大学のレポートでも、必ず最後に「考察」を入れていたことでしょう。
それと同じで、自分の言葉で記述できるようにしっかりと理解することが最重要です。
ChatGPTがこんなことを教えてくれた。ではそれを自分の言葉で再編して自分の知識として披露できるように落とし込む。これが非常に重要です。
ChatGPTの言うことが本当に正しいのか考える
繰り返しになりますが、ChatGPTは「間違った情報をそれっぽい文章で提示する」ことがよくあります。
もしChatGPTの情報を自分の言葉に落とし込んだとしても、そもそもの情報が間違っているのであれば本末転倒です。

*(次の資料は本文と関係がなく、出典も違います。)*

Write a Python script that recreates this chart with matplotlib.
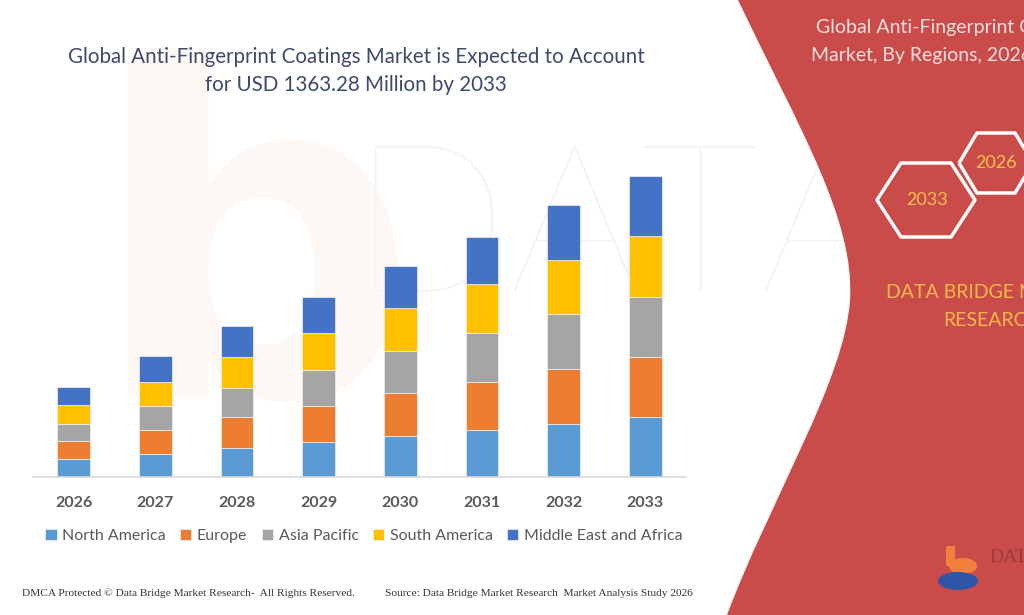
import matplotlib.pyplot as plt
import numpy as np
from matplotlib.path import Path
from matplotlib.patches import PathPatch, Polygon

# values in USD Million
years = ["2026", "2027", "2028", "2029", "2030", "2031", "2032", "2033"]
north_america = [82, 104, 130, 160, 187, 213, 240, 273]
europe = [80, 109, 143, 162, 195, 219, 248, 269]
asia_pacific = [80, 109, 129, 163, 189, 222, 251, 275]
south_america = [83, 110, 143, 169, 193, 219, 245, 275]
mea = [83, 116, 139, 160, 192, 216, 249, 273]

regions = ["North America", "Europe", "Asia Pacific", "South America", "Middle East and Africa"]
colors = ["#5b9bd5", "#ed7d31", "#a5a5a5", "#ffc000", "#4472c4"]

plt.rcParams['font.family'] = ['Lato', 'DejaVu Sans']

fig = plt.figure(figsize=(10.24, 6.15), dpi=100)

# background layer in pixel coordinates
bg = fig.add_axes([0, 0, 1, 1], zorder=0)
bg.set_xlim(0, 1024)
bg.set_ylim(615, 0)
bg.axis("off")

# faint watermark (kept under the red panel)
bg.text(350, 235, "DATA BRIDGE", fontsize=150, color="#f5f5f5", fontweight="light",
        ha="left", va="center", family="Lato", zorder=0.2)
bg.text(90, 270, "b", fontsize=330, color="#fef8f4", fontweight="bold",
        ha="left", va="center", family="DejaVu Sans", zorder=0.1)

# red panel on the right
verts = [(738, 0), (800, 130), (855, 220), (850, 300),
         (845, 380), (770, 500), (727, 615),
         (1024, 615), (1024, 0), (738, 0)]
codes = [Path.MOVETO, Path.CURVE4, Path.CURVE4, Path.CURVE4,
         Path.CURVE4, Path.CURVE4, Path.CURVE4,
         Path.LINETO, Path.LINETO, Path.CLOSEPOLY]
bg.add_patch(PathPatch(Path(verts, codes), facecolor="#c94c4a", edgecolor="none", zorder=1))

bg.text(816, 28, "Global Anti-Fingerprint Coatings", fontsize=14, color="#f6dede",
        ha="left", va="center", zorder=3)
bg.text(811, 55, "Market, By Regions, 2026 to 2033", fontsize=14, color="#f6dede",
        ha="left", va="center", zorder=3)


def hexagon(cx, cy, w, top, h):
    pts = [(cx - w, cy), (cx - top, cy - h), (cx + top, cy - h),
           (cx + w, cy), (cx + top, cy + h), (cx - top, cy + h)]
    bg.add_patch(Polygon(pts, closed=True, facecolor="none", edgecolor="white",
                         linewidth=2.5, joinstyle="round", zorder=2))


hexagon(926, 200, 49, 25, 37)
hexagon(996, 163, 37, 19, 30)
bg.text(927, 200, "2033", fontsize=13, color="#f7c04a", ha="center", va="center", zorder=3)
bg.text(996, 163, "2026", fontsize=13, color="#f7c04a", ha="center", va="center", zorder=3)

bg.text(886, 293, "DATA BRIDGE MARKET", fontsize=14, color="#f6b84a", ha="left",
        va="center", zorder=3)
bg.text(943, 320, "RESEARCH", fontsize=14, color="#f6b84a", ha="left", va="center", zorder=3)

# small logo bottom right
bg.add_patch(Polygon([(946, 546), (955, 546), (955, 566), (946, 566)], closed=True,
                     facecolor="#f0803c", edgecolor="none", zorder=2))
theta = np.linspace(0, 2 * np.pi, 60)
bg.add_patch(Polygon(np.c_[963 + 14 * np.cos(theta), 566 + 8 * np.sin(theta)],
                     facecolor="#f0803c", edgecolor="none", zorder=2))
bg.add_patch(Polygon(np.c_[958 + 20 * np.cos(theta), 581 + 9 * np.sin(theta)],
                     facecolor="#2f56a6", edgecolor="none", zorder=2))
bg.text(989, 558, "DATA", fontsize=14, color="#9a3a3a", ha="left", va="center",
        family="Liberation Serif", zorder=3)

# footer
bg.text(22, 593, "DMCA Protected © Data Bridge Market Research-  All Rights Reserved.",
        fontsize=8.2, color="#333333", ha="left", va="center", family="Liberation Serif")
bg.text(385, 593, "Source: Data Bridge Market Research  Market Analysis Study 2026",
        fontsize=8.2, color="#333333", ha="left", va="center", family="Liberation Serif")

# title
bg.text(356, 57, "Global Anti-Fingerprint Coatings Market is Expected to Account",
        fontsize=14.8, color="#3d4a6b", ha="center", va="center", zorder=3)
bg.text(356, 85, "for USD 1363.28 Million by 2033",
        fontsize=14.8, color="#3d4a6b", ha="center", va="center", zorder=3)

# chart
ax = fig.add_axes([33 / 1024, 1 - 477 / 615, 653 / 1024, 331 / 615], zorder=1)
ax.patch.set_alpha(0)
x = np.arange(len(years))
series = [north_america, europe, asia_pacific, south_america, mea]
bottom = np.zeros(len(years))
for name, vals, c in zip(regions, series, colors):
    ax.bar(x, vals, width=0.4, bottom=bottom, color=c, label=name,
           edgecolor="#f2f2f2", linewidth=0.5)
    bottom += np.array(vals)

ax.set_xlim(-0.5, 7.5)
ax.set_ylim(0, 1500)
ax.set_xticks(x)
ax.set_xticklabels(years, fontsize=11.5, color="#595959", fontweight="bold")
ax.tick_params(axis="x", length=0, pad=14)
ax.set_yticks([])
for s in ["top", "left", "right"]:
    ax.spines[s].set_visible(False)
ax.spines["bottom"].set_color("#d9d9d9")
ax.spines["bottom"].set_linewidth(1.2)

handles, labels = ax.get_legend_handles_labels()
fig.legend(handles, labels, loc="center", bbox_to_anchor=(364 / 1024, 1 - 536 / 615),
           ncol=5, frameon=False, fontsize=11.5, handlelength=0.7, handleheight=0.7,
           handletextpad=0.35, columnspacing=0.9, labelcolor="#595959")

fig.savefig("out.png", dpi=100)
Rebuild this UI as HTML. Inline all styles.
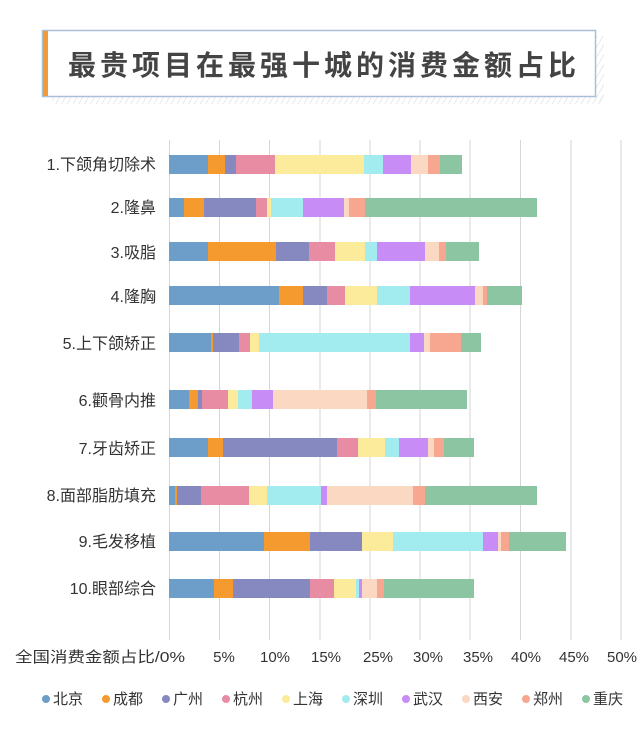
<!DOCTYPE html>
<html><head><meta charset="utf-8"><style>
body{margin:0;background:#fff;}
svg text{font-family:"Liberation Sans","Noto Sans CJK SC",sans-serif;fill:#333;}
</style></head><body>
<svg width="640" height="736" xmlns="http://www.w3.org/2000/svg">
<defs><pattern id="h" width="5" height="5" patternUnits="userSpaceOnUse" patternTransform="rotate(30)"><line x1="0" y1="0" x2="0" y2="5" stroke="#cfd6e0" stroke-width="1"/></pattern></defs>
<rect x="52" y="96" width="552" height="8" fill="url(#h)"/>
<rect x="596" y="36" width="8" height="66" fill="url(#h)"/>
<rect x="42.5" y="30.5" width="553" height="66" fill="#fff" stroke="#a9bfd8" stroke-width="1.5"/>
<rect x="43" y="31" width="5" height="65" fill="#f29a38"/>
<text x="68" y="75" font-size="28" font-weight="bold" style="fill:#444" letter-spacing="4">最贵项目在最强十城的消费金额占比</text>
<g stroke="#d6d6d8" stroke-width="1">
<line x1="169.5" y1="140" x2="169.5" y2="640"/><line x1="219.5" y1="140" x2="219.5" y2="640"/><line x1="269.5" y1="140" x2="269.5" y2="640"/><line x1="320" y1="140" x2="320" y2="640"/><line x1="370" y1="140" x2="370" y2="640"/><line x1="420" y1="140" x2="420" y2="640"/><line x1="470" y1="140" x2="470" y2="640"/><line x1="520.5" y1="140" x2="520.5" y2="640"/><line x1="571" y1="140" x2="571" y2="640"/><line x1="621" y1="140" x2="621" y2="640"/>
</g>
<g>
<g transform="translate(0,155)">
<rect x="169" width="39" height="19" fill="#6d9ec9"/><rect x="208" width="17" height="19" fill="#f59a2e"/><rect x="225" width="11" height="19" fill="#8689bf"/><rect x="236" width="39" height="19" fill="#e88ca3"/><rect x="275" width="89" height="19" fill="#fbeb9b"/><rect x="364" width="19" height="19" fill="#a2ecef"/><rect x="383" width="28" height="19" fill="#c78cf6"/><rect x="411" width="17" height="19" fill="#fbd8c2"/><rect x="428" width="12" height="19" fill="#f7a68f"/><rect x="440" width="22" height="19" fill="#8cc5a2"/>
</g>
<g transform="translate(0,198)">
<rect x="169" width="15" height="19" fill="#6d9ec9"/><rect x="184" width="20" height="19" fill="#f59a2e"/><rect x="204" width="52" height="19" fill="#8689bf"/><rect x="256" width="11" height="19" fill="#e88ca3"/><rect x="267" width="4" height="19" fill="#fbeb9b"/><rect x="271" width="32" height="19" fill="#a2ecef"/><rect x="303" width="41" height="19" fill="#c78cf6"/><rect x="344" width="5" height="19" fill="#fbd8c2"/><rect x="349" width="16" height="19" fill="#f7a68f"/><rect x="365" width="172" height="19" fill="#8cc5a2"/>
</g>
<g transform="translate(0,242)">
<rect x="169" width="39" height="19" fill="#6d9ec9"/><rect x="208" width="68" height="19" fill="#f59a2e"/><rect x="276" width="33" height="19" fill="#8689bf"/><rect x="309" width="26" height="19" fill="#e88ca3"/><rect x="335" width="30" height="19" fill="#fbeb9b"/><rect x="365" width="12" height="19" fill="#a2ecef"/><rect x="377" width="48" height="19" fill="#c78cf6"/><rect x="425" width="14" height="19" fill="#fbd8c2"/><rect x="439" width="7" height="19" fill="#f7a68f"/><rect x="446" width="33" height="19" fill="#8cc5a2"/>
</g>
<g transform="translate(0,286)">
<rect x="169" width="110" height="19" fill="#6d9ec9"/><rect x="279" width="24" height="19" fill="#f59a2e"/><rect x="303" width="24" height="19" fill="#8689bf"/><rect x="327" width="18" height="19" fill="#e88ca3"/><rect x="345" width="32" height="19" fill="#fbeb9b"/><rect x="377" width="33" height="19" fill="#a2ecef"/><rect x="410" width="65" height="19" fill="#c78cf6"/><rect x="475" width="8" height="19" fill="#fbd8c2"/><rect x="483" width="4" height="19" fill="#f7a68f"/><rect x="487" width="35" height="19" fill="#8cc5a2"/>
</g>
<g transform="translate(0,333)">
<rect x="169" width="42" height="19" fill="#6d9ec9"/><rect x="211" width="2" height="19" fill="#f59a2e"/><rect x="213" width="26" height="19" fill="#8689bf"/><rect x="239" width="11" height="19" fill="#e88ca3"/><rect x="250" width="9" height="19" fill="#fbeb9b"/><rect x="259" width="151" height="19" fill="#a2ecef"/><rect x="410" width="14" height="19" fill="#c78cf6"/><rect x="424" width="6" height="19" fill="#fbd8c2"/><rect x="430" width="31" height="19" fill="#f7a68f"/><rect x="461" width="20" height="19" fill="#8cc5a2"/>
</g>
<g transform="translate(0,390)">
<rect x="169" width="20" height="19" fill="#6d9ec9"/><rect x="189" width="9" height="19" fill="#f59a2e"/><rect x="198" width="4" height="19" fill="#8689bf"/><rect x="202" width="26" height="19" fill="#e88ca3"/><rect x="228" width="10" height="19" fill="#fbeb9b"/><rect x="238" width="14" height="19" fill="#a2ecef"/><rect x="252" width="21" height="19" fill="#c78cf6"/><rect x="273" width="94" height="19" fill="#fbd8c2"/><rect x="367" width="9" height="19" fill="#f7a68f"/><rect x="376" width="91" height="19" fill="#8cc5a2"/>
</g>
<g transform="translate(0,438)">
<rect x="169" width="39" height="19" fill="#6d9ec9"/><rect x="208" width="15" height="19" fill="#f59a2e"/><rect x="223" width="114" height="19" fill="#8689bf"/><rect x="337" width="21" height="19" fill="#e88ca3"/><rect x="358" width="27" height="19" fill="#fbeb9b"/><rect x="385" width="14" height="19" fill="#a2ecef"/><rect x="399" width="29" height="19" fill="#c78cf6"/><rect x="428" width="6" height="19" fill="#fbd8c2"/><rect x="434" width="10" height="19" fill="#f7a68f"/><rect x="444" width="30" height="19" fill="#8cc5a2"/>
</g>
<g transform="translate(0,486)">
<rect x="169" width="6" height="19" fill="#6d9ec9"/><rect x="175" width="2" height="19" fill="#f59a2e"/><rect x="177" width="24" height="19" fill="#8689bf"/><rect x="201" width="48" height="19" fill="#e88ca3"/><rect x="249" width="18" height="19" fill="#fbeb9b"/><rect x="267" width="54" height="19" fill="#a2ecef"/><rect x="321" width="6" height="19" fill="#c78cf6"/><rect x="327" width="86" height="19" fill="#fbd8c2"/><rect x="413" width="12" height="19" fill="#f7a68f"/><rect x="425" width="112" height="19" fill="#8cc5a2"/>
</g>
<g transform="translate(0,532)">
<rect x="169" width="95" height="19" fill="#6d9ec9"/><rect x="264" width="46" height="19" fill="#f59a2e"/><rect x="310" width="52" height="19" fill="#8689bf"/><rect x="362" width="31" height="19" fill="#fbeb9b"/><rect x="393" width="90" height="19" fill="#a2ecef"/><rect x="483" width="15" height="19" fill="#c78cf6"/><rect x="498" width="3" height="19" fill="#fbd8c2"/><rect x="501" width="8" height="19" fill="#f7a68f"/><rect x="509" width="57" height="19" fill="#8cc5a2"/>
</g>
<g transform="translate(0,579)">
<rect x="169" width="45" height="19" fill="#6d9ec9"/><rect x="214" width="19" height="19" fill="#f59a2e"/><rect x="233" width="77" height="19" fill="#8689bf"/><rect x="310" width="24" height="19" fill="#e88ca3"/><rect x="334" width="22" height="19" fill="#fbeb9b"/><rect x="356" width="3" height="19" fill="#a2ecef"/><rect x="359" width="3" height="19" fill="#c78cf6"/><rect x="362" width="15" height="19" fill="#fbd8c2"/><rect x="377" width="7" height="19" fill="#f7a68f"/><rect x="384" width="90" height="19" fill="#8cc5a2"/>
</g>
</g>
<g font-size="16" text-anchor="end">
<text x="156" y="170">1.下颌角切除术</text>
<text x="156" y="213">2.隆鼻</text>
<text x="156" y="258">3.吸脂</text>
<text x="156" y="302">4.隆胸</text>
<text x="156" y="349">5.上下颌矫正</text>
<text x="156" y="406">6.颧骨内推</text>
<text x="156" y="454">7.牙齿矫正</text>
<text x="156" y="501">8.面部脂肪填充</text>
<text x="156" y="547">9.毛发移植</text>
<text x="156" y="594">10.眼部综合</text>
</g>
<g font-size="15">
<text x="15" y="662" textLength="170" lengthAdjust="spacingAndGlyphs">全国消费金额占比/0%</text>
<text x="224" y="662" text-anchor="middle">5%</text>
<text x="275" y="662" text-anchor="middle">10%</text>
<text x="326" y="662" text-anchor="middle">15%</text>
<text x="378" y="662" text-anchor="middle">25%</text>
<text x="428" y="662" text-anchor="middle">30%</text>
<text x="478" y="662" text-anchor="middle">35%</text>
<text x="526" y="662" text-anchor="middle">40%</text>
<text x="574" y="662" text-anchor="middle">45%</text>
<text x="622" y="662" text-anchor="middle">50%</text>
</g>
<g font-size="15">
<circle cx="46" cy="699" r="4" fill="#6d9ec9"/><text x="53" y="704">北京</text>
<circle cx="106" cy="699" r="4" fill="#f59a2e"/><text x="113" y="704">成都</text>
<circle cx="166" cy="699" r="4" fill="#8689bf"/><text x="173" y="704">广州</text>
<circle cx="226" cy="699" r="4" fill="#e88ca3"/><text x="233" y="704">杭州</text>
<circle cx="286" cy="699" r="4" fill="#fbeb9b"/><text x="293" y="704">上海</text>
<circle cx="346" cy="699" r="4" fill="#a2ecef"/><text x="353" y="704">深圳</text>
<circle cx="406" cy="699" r="4" fill="#c78cf6"/><text x="413" y="704">武汉</text>
<circle cx="466" cy="699" r="4" fill="#fbd8c2"/><text x="473" y="704">西安</text>
<circle cx="526" cy="699" r="4" fill="#f7a68f"/><text x="533" y="704">郑州</text>
<circle cx="586" cy="699" r="4" fill="#8cc5a2"/><text x="593" y="704">重庆</text>
</g>
</svg>
</body></html>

その間違った情報を子どもがインプットしてほかの人に披露するようになってしまったら?
考えただけでゾッとする親御さまも多いことでしょう。
とはいえ、TwitterやFacebookといったSNSに限らず、ネット記事の情報ですら間違っていることが多い現代において、何が正しいか判断するのは非常に困難と言えます。
「ChatGPTの言っていることをググったら同じ内容が見つかったので正しい!」
と思ったが、その情報すら間違っている。ということもザラです。
事実、「ChatGPTで大量に記事を生成しよう!」というビジネスハック本が大量にAmazonで販売されています。
つまり、
「ChatGPTの答えと同じ内容をネット記事で見つけたが、その記事もChatGPT産だった」
ということが起こりうるのです。
そう考えると、ネットで検索するのも怖いと思い始めてきませんか?
しかし、それが現代のネットビジネスなのです。
それだけ、情報の正しさを確認するのは難しくなっているということはしっかりと覚えておきましょう。
おわりに:ChatGPTと教育
今の子供たちが大人になったときにはさらにネット情勢は変わっていくことでしょう。
今以上に、「その情報は正しいのか」を疑ってかかる必要があることは間違いありません。
一方で、AIの精度もどんどん向上することが予測されます。
もしかしたら「間違った情報は提示しない」ようになるのはすぐそこかもしれません。
このように、今後の情勢はどう変わっていくかは本当にわからないと言えるでしょう。
それでも、変わらず必要とされるのが「問題解決能力」です。
AIが進歩することで、人間の生活、そしてビジネスはさらに高度なものへと変化していきます。
そんな中でも、情報をうまく整理して目の前の課題に立ち向かうのはやはり人間です。
すくなくとも、AIがあくまでも「道具」であるうちは小手先のスキルではなく「考える力」や「思考力」を養っていくことが重要なのではないでしょうか。